Today, strong Kevlar thread is attached to the engine mount. A length of elastic is tied to the end of the Kevlar. The elastic is then tied to the screw eye in the nose cone.
Using the Kevlar/Engine mount, nothing blocks the parachute’s passage through the body tube. Some modeler’s only use a very long length of Kevlar, 3 times the body tube length. I use the combination of Kevlar (just short of the body tube end) and 1/8″ or 1/4″ x 36″ of elastic.
A Kevlar shock cord line is said to be 4x stronger than steel.
60 lb. Kevlar is .016″ in diameter. It is good for small and Micro Maxx models.
100 lb. Kevlar is the standard for low power rocketry. It is right around 0.024″ in diameter. In the thread industry it is designated as size 300. 100 and 150 lb. Kevlar should be fine for most all low powered sport rocketry.
400 lb. Kevlar (.060 diameter) should be reserved for larger models.
Much has been written about how to prevent “Zippers”. Zippers occurs when the kevlar cord cuts thru the upper body tube at ejection.
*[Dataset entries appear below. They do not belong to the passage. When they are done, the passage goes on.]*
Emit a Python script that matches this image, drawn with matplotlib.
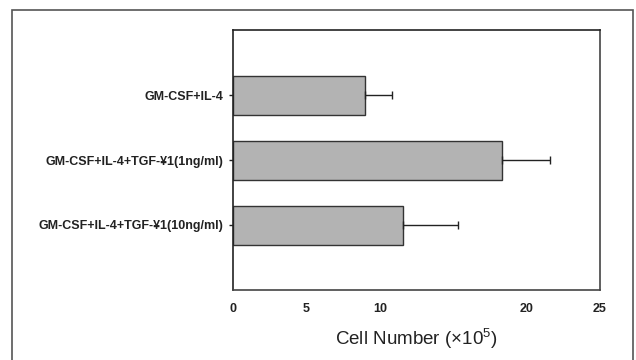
import matplotlib
matplotlib.use("Agg")
import matplotlib.pyplot as plt
from matplotlib.patches import Rectangle

categories = ["GM-CSF+IL-4", "GM-CSF+IL-4+TGF-¥1(1ng/ml)", "GM-CSF+IL-4+TGF-¥1(10ng/ml)"]
values = [9.0, 18.3, 11.6]
errors = [1.8, 3.3, 3.7]
xtick_vals = [0, 5, 10, 20, 25]
xtick_labels = ["0", "5", "10", "20", "25"]

plt.rcParams['font.family'] = ['Liberation Sans', 'DejaVu Sans']
plt.rcParams['mathtext.fontset'] = 'custom'
plt.rcParams['mathtext.rm'] = 'Liberation Sans'
plt.rcParams['mathtext.it'] = 'Liberation Sans'

fig = plt.figure(figsize=(6.36, 3.6), dpi=100)
ax = fig.add_axes([233/636, 1-290/360, (600-233)/636, 260/360])

pos = list(range(len(categories)))
ax.barh(pos, values, height=0.6, color="#b3b3b3", edgecolor="#333333", linewidth=1.0, zorder=2)
ax.errorbar(values, pos, xerr=[[0]*len(errors), errors], fmt="none", ecolor="#222222",
            elinewidth=1.0, capsize=3, capthick=1.0, zorder=3)

ax.set_xlim(0, 25)
ax.set_ylim(3, -1)
ax.set_yticks(pos)
ax.set_yticklabels(categories, fontsize=9, fontweight="bold", color="#222222")
ax.set_xticks(xtick_vals)
ax.set_xticklabels(xtick_labels, fontsize=9, fontweight="bold", color="#222222")
ax.tick_params(axis="x", length=0, pad=9)
ax.tick_params(axis="y", length=3, width=1, pad=4, color="#222222")
for s in ax.spines.values():
    s.set_linewidth(1.2)
    s.set_color("#222222")
ax.spines["bottom"].set_color("#444444")
ax.spines["right"].set_color("#444444")

ax.set_xlabel("Cell Number (×10$^5$)", fontsize=13.5, color="#222222", labelpad=9)

fig.patches.append(Rectangle((12/636, -0.1), (633-12)/636, 1-10/360+0.1,
                             transform=fig.transFigure, fill=False,
                             edgecolor="#555555", linewidth=1.2))

fig.savefig("out.png", dpi=100)
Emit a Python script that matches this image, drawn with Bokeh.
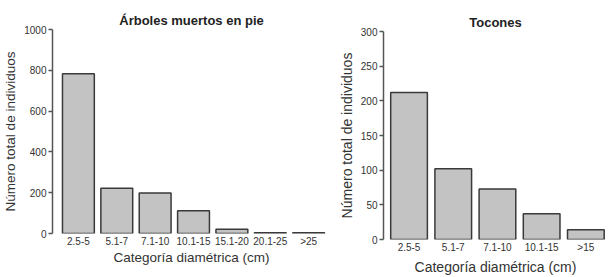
from bokeh.plotting import figure
from bokeh.layouts import row, column
from bokeh.models import FixedTicker, ColumnDataSource
from bokeh.embed import file_html
from bokeh.resources import INLINE

cats1 = ["2.5-5", "5.1-7", "7.1-10", "10.1-15", "15.1-20", "20.1-25", ">25"]
vals1 = [783, 222, 198, 111, 21, 4, 4]
yticks1 = [0, 200, 400, 600, 800, 1000]

cats2 = ["2.5-5", "5.1-7", "7.1-10", "10.1-15", ">15"]
vals2 = [212, 102, 73, 37, 14]
yticks2 = [0, 50, 100, 150, 200, 250, 300]

title1 = "Árboles muertos en pie"
title2 = "Tocones"
xlab = "Categoría diamétrica (cm)"
ylab = "Número total de individuos"

FONT = "Liberation Sans"
BAR_FILL = "#c3c3c3"
BAR_LINE = "#3a3a3a"
AX = "#555555"
TXT = "#333333"


def make(cats, vals, yticks, title, width, x_range, y_max, top, bottom, left, right,
         xl_standoff, xlab_standoff, title_standoff, lab_size):
    xs = list(range(len(cats)))
    p = figure(width=width, height=277, output_backend="svg", toolbar_location=None,
               x_range=x_range, y_range=(0, y_max), title=title,
               min_border_top=top, min_border_bottom=bottom,
               min_border_left=left, min_border_right=right)
    src = ColumnDataSource(dict(x=xs, top=vals))
    p.vbar(x="x", top="top", width=0.83, bottom=0, source=src,
           fill_color=BAR_FILL, line_color=BAR_LINE, line_width=1.5)
    p.outline_line_color = None
    p.grid.visible = False
    p.background_fill_color = "white"

    p.title.align = "center"
    p.title.text_font = FONT
    p.title.text_font_size = "13px"
    p.title.text_font_style = "bold"
    p.title.text_color = "#222222"
    p.title.text_line_height = 1.0
    p.title.offset = 0
    p.title.standoff = title_standoff

    xa = p.xaxis[0]
    xa.ticker = FixedTicker(ticks=xs)
    xa.major_label_overrides = {i: c for i, c in enumerate(cats)}
    xa.axis_line_color = None
    xa.major_tick_line_color = None
    xa.minor_tick_line_color = None
    xa.major_tick_out = 0
    xa.major_tick_in = 0
    xa.major_label_standoff = xl_standoff
    xa.major_label_text_font = FONT
    xa.major_label_text_font_size = "10px"
    xa.major_label_text_color = TXT
    xa.major_label_text_line_height = 1.0
    xa.axis_label = xlab
    xa.axis_label_standoff = xlab_standoff
    xa.axis_label_text_font = FONT
    xa.axis_label_text_font_size = lab_size
    xa.axis_label_text_font_style = "normal"
    xa.axis_label_text_color = TXT
    xa.axis_label_text_line_height = 1.0

    ya = p.yaxis[0]
    ya.ticker = FixedTicker(ticks=yticks)
    ya.axis_line_color = AX
    ya.axis_line_width = 1.5
    ya.major_tick_line_color = AX
    ya.major_tick_line_width = 1.5
    ya.major_tick_out = 4
    ya.major_tick_in = 0
    ya.minor_tick_line_color = None
    ya.major_label_standoff = 2
    ya.major_label_text_font = FONT
    ya.major_label_text_font_size = "10px"
    ya.major_label_text_color = TXT
    ya.axis_label = ylab
    ya.axis_label_standoff = 3
    ya.axis_label_text_font = FONT
    ya.axis_label_text_font_size = lab_size
    ya.axis_label_text_font_style = "normal"
    ya.axis_label_text_color = TXT
    return p


p1 = make(cats1, vals1, yticks1, title1, 335, (-0.675, 6.57), 1000, 29, 44, 51, 5,
          2, 0, 3, "13.5px")
p2 = make(cats2, vals2, yticks2, title2, 273, (-0.578, 4.49), 300, 31, 37, 45, 1,
          2, 3, 4, "14px")

layout = row(column(p1), column(p2))
open("out.html", "w").write(file_html(layout, INLINE))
When an ejection is too early or too late, (not at apogee) the model has not slowed down. Ejection happens while the model is moving too fast. The increased velocity and snap back of the nose cone and parachute can pull back on the Kevlar cord and cut through the body tube.
Some tie a loop in the Kevlar, just short of the end of the upper body tube. The Kevlar can’t reach beyond the body tube end so no zipper can happen. Notice the Super Glue (CA glue) reinforced tube edge.
To tie the Kevlar loop, mark the line below the top of the body tube. Push the Kevlar out the back of the model, through the engine mount. Tie the elastic on, then feed the elastic and Kevlar back through the rocket an out the top. The elastic shock cord then ties to the screw eye on the nose cone.
Some use only a very long length of Kevlar for a shock cord. Wrap masking tape over the line where it touches the body tube edge. Center and fold a few wraps of tape over the Kevlar.
The folds of tape spread out and absorbs any “snap-back” shock preventing the zipper. Instead of the folded tape, some use rubber tubing. This tubing is gas “fuel line” for small gas engine airplanes.
Reinforcing the body tube edges the Super Glue helps. But under so much pressure, Kevlar cord can cut through just about anything.
Kevlar can burn through over time. Ejection charges eventually break down the thread. Kevlar has a burning temperature of 600 degrees f.
ELASTIC SHOCK CORDS
At the end of the Kevlar, the elastic shock cord is tied. Most use a shock cord that is three times the length of the model. The shock cords supplied in kits are usually too short.
A longer shock cord can prevent dents in a nose cone when it snaps back towards the body tube.
Example: A 12″ tall rocket could use 36″ of elastic, but that’s a lot to pack in a small body tube.
On small models (up to 18″ tall) use 1/8″ wide elastic. Larger models use 1/4″ elastic.